After all, digital payments can accommodate the customers who prefer using either a debit card or credit card. Ideally, when you start accepting digital payments, you can reduce the risks associated with theft,  simplify your accounting processes, increase your profits, and many more. This post discusses the things you need to know about restaurant payment processing. 

Understanding a payment processor 

If you decide to accept digital, debit, and credit payments, then you must partner with payment processors also called acquirers. These companies offer merchants payment terminals. Remember that a payment terminal refers to the hardware that can allow you to accept debit cards, credit cards, and digital payments.

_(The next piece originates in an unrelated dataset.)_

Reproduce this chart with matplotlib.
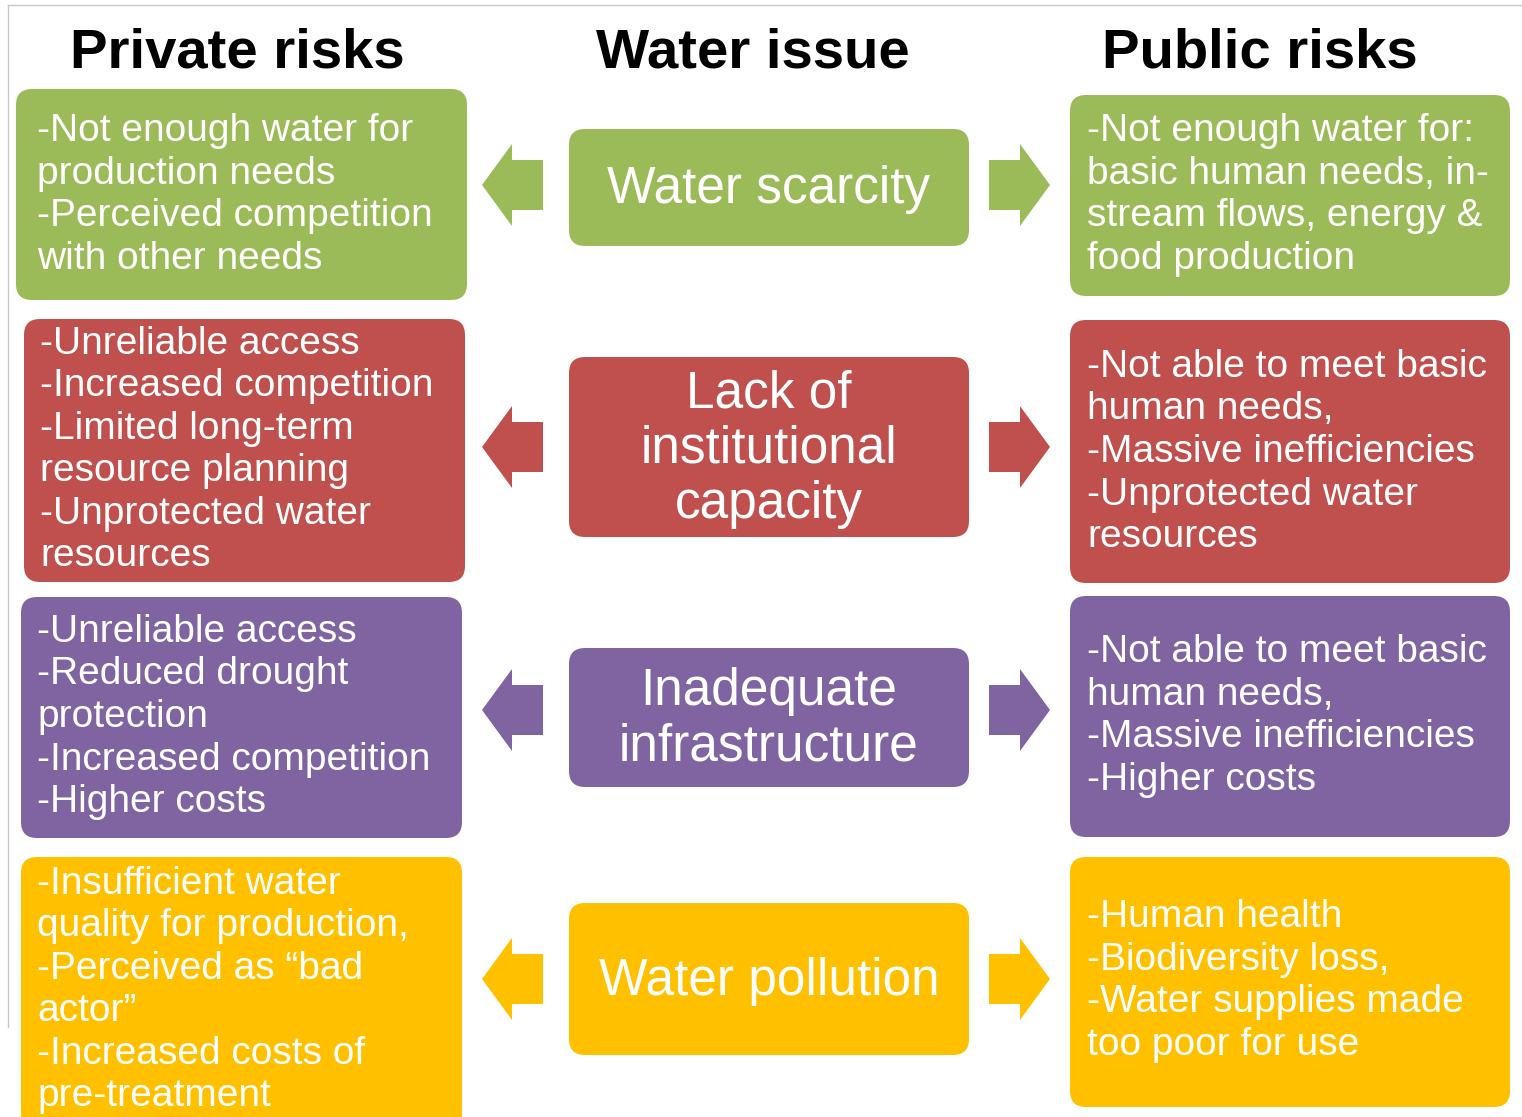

A payment processor can be looked at as a middle person between the restaurant, diner, the issuing bank, and the credit card network. One of the tasks of the payment processor is to clear and direct the transaction, and deposit the funds into your account.

Therefore, as a business owner of a restaurant, you are considered to be a merchant. A payment processor refers to a company that offers you the payment terminal to clear and route the credit card or debit card transactions and deposit the cash into your account. A card brand network is either a debit card company or a credit card company like MasterCard and Visa.

These companies usually control where debit cards or credit cards can be accepted and manage transactions between card issuers and merchants. Lastly, an issuing bank is simply a financial institution that offers debit and credit cards to customers.  

For the services payment processors do, they usually charge a fee. But the rates tend to vary depending on the company you are using. In most cases, this charge can be calculated per transaction and some payment processors can also add a fixed amount per transaction.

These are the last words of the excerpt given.